# Task
Filter the records below for the word "matplotlib". Copy each line that holds it.

# Given data

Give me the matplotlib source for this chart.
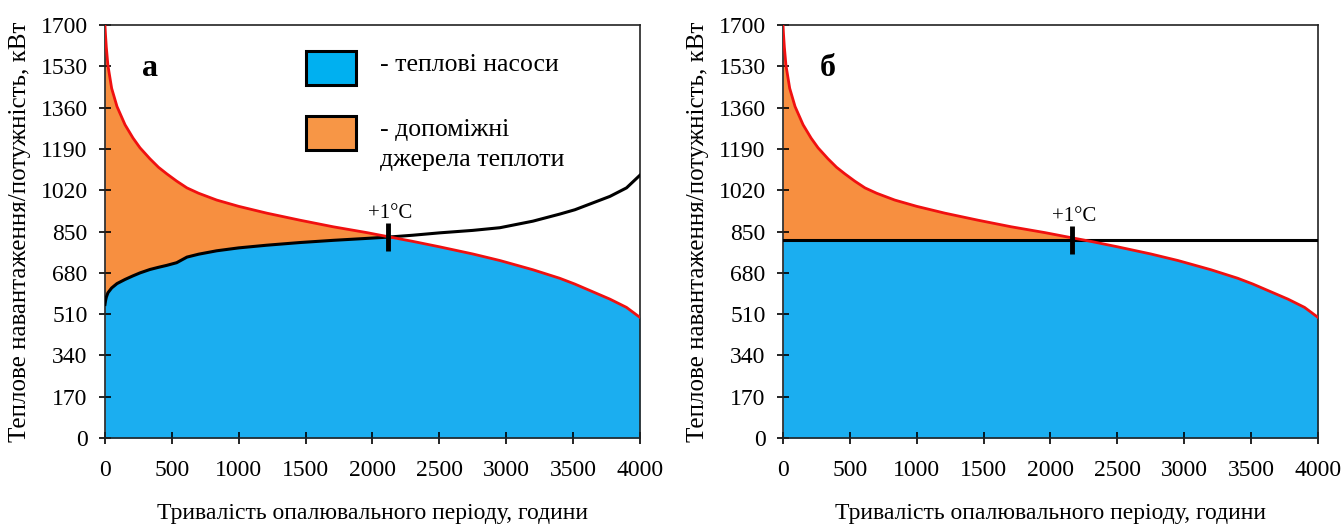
import numpy as np
import matplotlib
matplotlib.use("Agg")
import matplotlib.pyplot as plt
from matplotlib.patches import Rectangle

plt.rcParams["font.family"] = ["Liberation Serif", "DejaVu Serif"]

# heating load duration curve (kW) vs hours
hours = [0, 4, 10, 22, 50, 90, 150, 210, 262, 336, 400, 462, 536, 613, 700, 835, 1000,
         1210, 1458, 1705, 1957, 2108, 2300, 2505, 2750, 2953, 3200, 3400, 3514,
         3776, 3900, 4000]
load = [1700, 1660, 1610, 1535, 1440, 1365, 1290, 1235, 1195, 1150, 1115, 1088, 1058,
        1030, 1008, 980, 954, 926, 897, 870, 846, 830, 810, 787, 758, 731, 693, 658,
        634, 572, 538, 497]
# heat pump capacity, panel a (variable) and panel b (constant)
hp_a = [550, 565, 580, 598, 618, 636, 653, 668, 680, 694, 703, 711, 722, 745, 757, 771,
        783, 794, 805, 814, 822, 827, 835, 845, 855, 866, 893, 922, 940, 995, 1030, 1082]
hp_b = [815] * len(hours)

balance_a = (2116, 827)
balance_b = (2160, 815)

yticks = [0, 170, 340, 510, 680, 850, 1020, 1190, 1360, 1530, 1700]
xticks = [0, 500, 1000, 1500, 2000, 2500, 3000, 3500, 4000]

blue = "#1BAEF0"
orange = "#F78F40"
red = "#F01010"

fig = plt.figure(figsize=(13.44, 5.24), dpi=100)
ax1 = fig.add_axes([0.0781, 0.164, 0.398, 0.788])
ax2 = fig.add_axes([0.5826, 0.164, 0.398, 0.788])

h = np.array(hours)
q = np.array(load)

for ax, hp, bal, letter in [(ax1, np.array(hp_a), balance_a, "а"),
                            (ax2, np.array(hp_b), balance_b, "б")]:
    low = np.minimum(hp, q)
    ax.fill_between(h, 0, low, color=blue, lw=0)
    ax.fill_between(h, low, q, where=q >= low, color=orange, lw=0)
    ax.plot(h, hp, color="black", lw=2.2, zorder=3, solid_joinstyle="round")
    ax.plot(h, q, color=red, lw=2.0, zorder=4, solid_joinstyle="round")
    ax.plot([bal[0]], [bal[1]], marker="|", markersize=20, mew=3.5,
            color="black", zorder=5)
    ax.text(bal[0] + 20, bal[1] + 58, "+1°C", ha="center", va="bottom", fontsize=15)
    ax.text(0.084, 0.895, letter, transform=ax.transAxes, fontsize=23,
            fontweight="bold", ha="center", va="center")

    ax.set_xlim(0, 4000)
    ax.set_ylim(0, 1700)
    ax.set_xticks(xticks)
    ax.set_yticks(yticks)
    ax.tick_params(axis="both", direction="inout", length=9, width=1.2,
                   labelsize=17)
    ax.tick_params(axis="x", pad=11)
    ax.tick_params(axis="y", pad=8)
    for s in ax.spines.values():
        s.set_linewidth(1.2)
        s.set_color("#222222")
    ax.set_xlabel("Тривалість опалювального періоду, години", fontsize=17,
                  labelpad=16)
    ax.set_ylabel("Теплове навантаження/потужність, кВт", fontsize=18,
                  labelpad=7)

# legend drawn by hand in the left panel
ax1.add_patch(Rectangle((0.375, 0.855), 0.094, 0.082, transform=ax1.transAxes,
                        facecolor="#00B0F0", edgecolor="black", lw=2.2, zorder=6))
ax1.add_patch(Rectangle((0.375, 0.697), 0.094, 0.082, transform=ax1.transAxes,
                        facecolor="#F79646", edgecolor="black", lw=2.2, zorder=6))
ax1.text(0.514, 0.903, "- теплові насоси", transform=ax1.transAxes, fontsize=18.5,
         va="center", ha="left")
ax1.text(0.514, 0.746, "- допоміжні", transform=ax1.transAxes, fontsize=18.5,
         va="center", ha="left")
ax1.text(0.514, 0.673, "джерела теплоти", transform=ax1.transAxes, fontsize=18.5,
         va="center", ha="left")

fig.savefig("out.png", dpi=100)
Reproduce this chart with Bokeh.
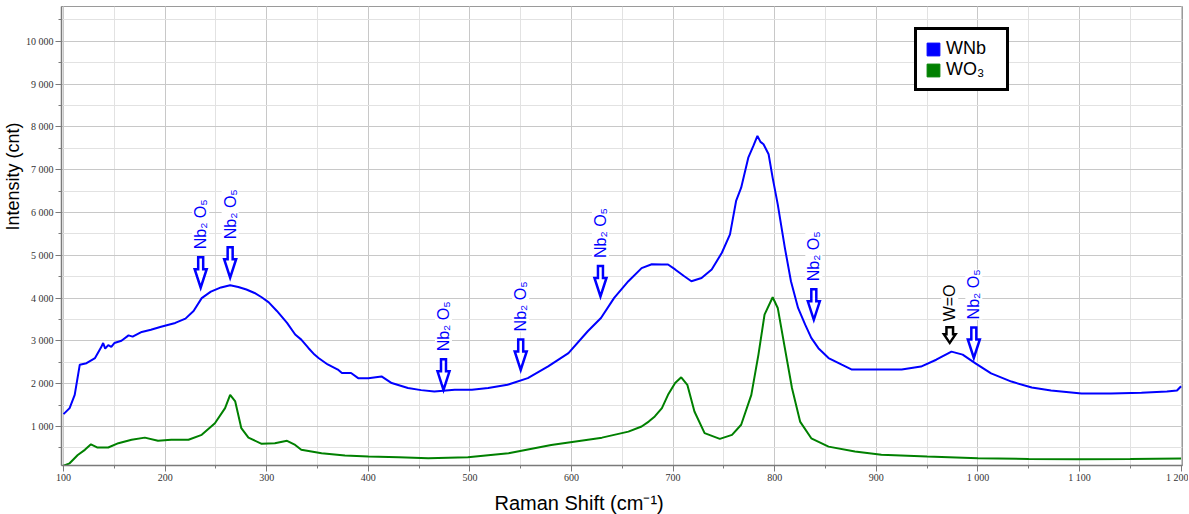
from math import pi
from bokeh.plotting import figure
from bokeh.models import (Range1d, SingleIntervalTicker, CustomJSTickFormatter, Title,
                          Legend, LegendItem, ColumnDataSource)
from bokeh.core.properties import value
from bokeh.embed import file_html
from bokeh.resources import INLINE

# ---------------- data ----------------
wnb_x = [100, 106, 111, 116, 122.6, 131, 137, 139, 141, 144, 147, 150, 157, 164, 168, 177,
         186, 196, 210, 220, 228, 236, 245, 255, 264, 272, 280, 288, 295, 302, 310, 320,
         328, 334, 341, 347, 351, 360, 370, 374, 383, 390, 400, 413, 423, 439, 452, 465,
         485, 502, 518, 537, 557, 577, 597, 616, 629, 642, 656, 669, 679, 689, 695, 702,
         711, 718, 728, 738, 748, 756, 762, 767, 774, 779, 783, 786, 789, 794, 798, 803,
         810, 816, 823, 830, 836, 843, 853, 866, 876, 892, 905, 925, 944, 959, 974, 985,
         998, 1013, 1033, 1053, 1072, 1102, 1131, 1161, 1186, 1196, 1200]
wnb_y = [1290, 1430, 1740, 2445, 2480, 2600, 2850, 2950, 2820, 2900, 2860, 2950, 3005, 3130, 3100, 3210,
         3260, 3330, 3420, 3520, 3700, 4000, 4150, 4250, 4300, 4260, 4200, 4120, 4020, 3900, 3700, 3420,
         3150, 3030, 2835, 2680, 2600, 2450, 2330, 2250, 2250, 2130, 2130, 2170, 2015, 1900, 1850, 1820,
         1860, 1860, 1900, 1975, 2130, 2405, 2715, 3225, 3535, 4005, 4395, 4700, 4790, 4785, 4785, 4670,
         4510, 4395, 4470, 4670, 5060, 5490, 6270, 6580, 7280, 7555, 7790, 7650, 7595, 7360, 6810, 6190,
         5175, 4395, 3770, 3380, 3070, 2830, 2600, 2445, 2330, 2330, 2330, 2330, 2400, 2560, 2750, 2680,
         2470, 2240, 2050, 1910, 1840, 1770, 1770, 1790, 1820, 1840, 1940]

wo3_x = [100, 106, 114, 121, 127, 133, 144, 154, 167, 180, 193, 206, 223, 236, 249, 259, 264,
         269, 275, 282, 295, 308, 320, 328, 334, 354, 377, 400, 430, 459, 498, 538, 580, 630,
         656, 669, 676, 682, 689, 695, 702, 708, 714, 721, 731, 746, 758, 767, 777, 784, 790,
         798, 803, 810, 817, 825, 836, 853, 879, 905, 950, 1000, 1050, 1100, 1150, 1200]
wo3_y = [85, 140, 335, 455, 585, 510, 510, 610, 690, 740, 665, 690, 690, 805, 1075, 1430, 1740,
         1585, 960, 740, 595, 610, 665, 570, 455, 375, 320, 300, 280, 260, 280, 375, 570, 740,
         880, 1000, 1115, 1235, 1430, 1740, 2015, 2150, 1975, 1350, 845, 710, 805, 1040, 1740, 2680, 3615,
         4020, 3770, 2830, 1900, 1115, 725, 530, 415, 340, 300, 260, 240, 235, 240, 250]

# peak annotations
nb_x = [235, 264, 474, 550, 628.5, 838.5, 996]
nb_tip = [4207, 4441, 1821, 2287, 4004, 3458, 2568]
wo_x = [972.3]
wo_tip = [2920]

series_names = ["WNb", "WO₃"]
series_colors = ["#0000ff", "#008000"]

# ---------------- figure ----------------
FW, FH = 1121, 459
x0, x1 = 98.0, 1201.4
y0, y1 = 89.0, 10813.0

p = figure(frame_width=FW, frame_height=FH, min_border_left=60, min_border_right=6,
           min_border_top=6, min_border_bottom=48,
           x_range=Range1d(x0, x1), y_range=Range1d(y0, y1),
           output_backend="svg", toolbar_location=None)
p.background_fill_color = "white"
p.border_fill_color = "white"
p.outline_line_color = "#9a9a9a"
p.outline_line_width = 1

fmt = CustomJSTickFormatter(code=r"return tick.toString().replace(/\B(?=(\d{3})+(?!\d))/g, ' ');")
p.xaxis.ticker = SingleIntervalTicker(interval=100, num_minor_ticks=2)
p.yaxis.ticker = SingleIntervalTicker(interval=1000, num_minor_ticks=2)
for ax in (p.xaxis[0], p.yaxis[0]):
    ax.formatter = fmt
    ax.axis_line_color = "#7a7a7a"
    ax.axis_line_width = 1.5
    ax.major_tick_line_color = "#7a7a7a"
    ax.minor_tick_line_color = "#7a7a7a"
    ax.major_tick_out = 6
    ax.major_tick_in = 0
    ax.minor_tick_out = 3
    ax.minor_tick_in = 0
    ax.major_label_text_font = "Liberation Serif"
    ax.major_label_text_font_size = "10px"
    ax.major_label_text_color = "#333333"
    ax.axis_label = None
p.yaxis.major_label_standoff = 2
p.xaxis.major_label_standoff = 0

for g in (p.xgrid[0], p.ygrid[0]):
    g.grid_line_color = "#c8c8c8"
    g.minor_grid_line_color = "#e2e2e2"
    g.grid_line_width = 1

# curves
p.line(wo3_x, wo3_y, line_color=series_colors[1], line_width=2)
p.line(wnb_x, wnb_y, line_color=series_colors[0], line_width=2)

# arrows (shape in pixel offsets -> data units)
kx = (x1 - x0) / FW
ky = (y1 - y0) / FH
blue_sx = [-2.5, 2.5, 2.5, 6, 0, -6, -2.5]
blue_sy = [32, 32, 20, 20, 1.5, 20, 20]
blk_sx = [-3.3, 3.3, 3.3, 5.8, 0, -5.8, -3.3]
blk_sy = [17, 17, 10, 10, 1.5, 10, 10]

def arrows(xs, tips, sx, sy):
    return ([[x + dx * kx for dx in sx] for x in xs],
            [[t + dy * ky for dy in sy] for t in tips])

bx, by = arrows(nb_x, nb_tip, blue_sx, blue_sy)
p.patches(bx, by, fill_color="white", line_color="#0000ff", line_width=2.5, line_join="miter")
kx2, ky2 = arrows(wo_x, wo_tip, blk_sx, blk_sy)
p.patches(kx2, ky2, fill_color="white", line_color="black", line_width=2.5, line_join="miter")

p.text(x=nb_x, y=nb_tip, text=["Nb₂ O₅"] * len(nb_x), angle=pi / 2, y_offset=-40,
       text_align="left", text_baseline="middle", text_color="#0000ff",
       text_font=value("Liberation Sans"), text_font_size="16px",
       background_fill_color="white")
p.text(x=wo_x, y=wo_tip, text=["W=O"], angle=pi / 2, y_offset=-23,
       text_align="left", text_baseline="middle", text_color="black",
       text_font=value("Liberation Sans"), text_font_size="16px",
       background_fill_color="white")

# axis titles (offset along the axis like the reference)
p.add_layout(Title(text="Intensity (cnt)", align="left", offset=235, standoff=0,
                   text_font="Liberation Sans", text_font_size="18px",
                   text_font_style="normal", text_color="black"), "left")
p.add_layout(Title(text="Raman Shift (cm⁻¹)", align="left", offset=433, standoff=8,
                   text_font="Liberation Sans", text_font_size="20px",
                   text_font_style="normal", text_color="black"), "below")

# legend (square swatches, from invisible area glyphs)
nan = float("nan")
src_leg = ColumnDataSource(dict(l=[nan], r=[nan], b=[nan], t=[nan]))
r1 = p.quad(left="l", right="r", bottom="b", top="t", source=src_leg,
            fill_color=series_colors[0], line_color=series_colors[0])
r2 = p.quad(left="l", right="r", bottom="b", top="t", source=src_leg,
            fill_color=series_colors[1], line_color=series_colors[1])
legend = Legend(items=[LegendItem(label=series_names[0], renderers=[r1]),
                       LegendItem(label=series_names[1], renderers=[r2])],
                location=(853, 374), border_line_color="black", border_line_width=3,
                border_line_alpha=1.0,
                label_text_font="Liberation Sans", label_text_font_size="18px",
                label_text_color="black",
                glyph_width=16, glyph_height=16, label_standoff=5, padding=8, spacing=0,
                label_width=52, label_height=20,
                background_fill_color="white", background_fill_alpha=1.0)
p.add_layout(legend)

open("out.html", "w").write(file_html(p, INLINE))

# Expected output
Give me the matplotlib source for this chart.
import matplotlib
matplotlib.use("Agg")
import matplotlib.pyplot as plt
from matplotlib.patches import Rectangle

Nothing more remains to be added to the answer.